Written by: Marlon Colca
Posted on 29 May 2025 - 4 months ago
python pandas analytics

Now it’s time to explore advanced Pandas techniques that will make your code more efficient, expressive, and Pythonic.


🚀 Part 10: Advanced Pandas Tips and Tricks

Congratulations! You’ve reached the final part of this Pandas series.
So far, we’ve covered everything from loading data to cleaning, grouping, and visualizing it.

Now it’s time to explore advanced Pandas techniques that will make your code more efficient, expressive, and Pythonic.


🧩 1. Using apply() for Custom Functions

apply() lets you run custom functions on columns or rows.

import pandas as pd

df = pd.read_csv("prices_with_missing_data.csv")

# Example: calculate discounted price
df["discounted_price"] = df["price"].apply(lambda x: x * 0.9)

You can also apply a function across rows:

def revenue(row):
    return row["price"] * row["quantity_sold"]

df["revenue"] = df.apply(revenue, axis=1)

🔄 2. Using map() for Element-wise Operations

map() is simpler than apply() when working with a single Series.

df["brand_upper"] = df["brand"].map(str.upper)

You can also map dictionaries for replacements:

brand_map = {"Brand A": "Premium A", "Brand B": "Budget B"}
df["brand"] = df["brand"].map(brand_map).fillna(df["brand"])

🔎 3. Using query() for Cleaner Filtering

Instead of complex boolean indexing, you can use SQL-like queries.

# Products in stock and cheaper than 5
cheap_stock = df.query("in_stock == True and price < 5")

This makes your filters more readable.


⚡ 4. Vectorization vs Loops

Avoid using Python for loops with Pandas.

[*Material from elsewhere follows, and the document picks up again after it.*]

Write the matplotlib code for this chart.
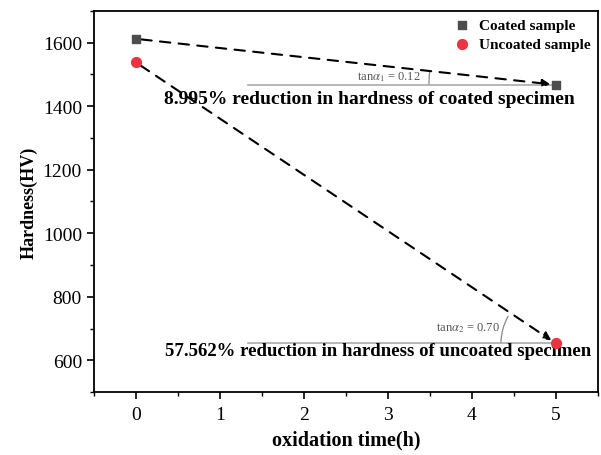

Vectorized operations are much faster.

# Bad (slow)
df["revenue_loop"] = [p*q for p,q in zip(df["price"], df["quantity_sold"])]

# Good (fast, vectorized)
df["revenue_vec"] = df["price"] * df["quantity_sold"]

🧠 5. Chaining Methods for Cleaner Code

Instead of creating temporary variables, you can chain methods:

summary = (
    df.dropna()
      .query("price > 2")
      .groupby("brand")["revenue"]
      .sum()
      .sort_values(ascending=False)
)

This style (called method chaining) is concise and easier to read.


📌 Extra Tips

  • Use .astype("category") for categorical columns → saves memory.
  • Use .copy() when creating new DataFrames to avoid warnings.
  • Learn .merge() and .join() to combine datasets efficiently.
  • Explore polars (a Pandas alternative) for massive datasets.

✅ Wrap-up

In this final part, you learned how to:

  • Use apply() and map() for flexible transformations
  • Filter data more clearly with query()
  • Speed up your code with vectorization
  • Write cleaner code with method chaining

🎉 Congratulations — you’ve completed the 10-part Pandas series!
You now have a solid foundation to work confidently with data in Python.

Keep practicing, explore more datasets, and share your insights with others.
Data is powerful when you know how to use it. 🚀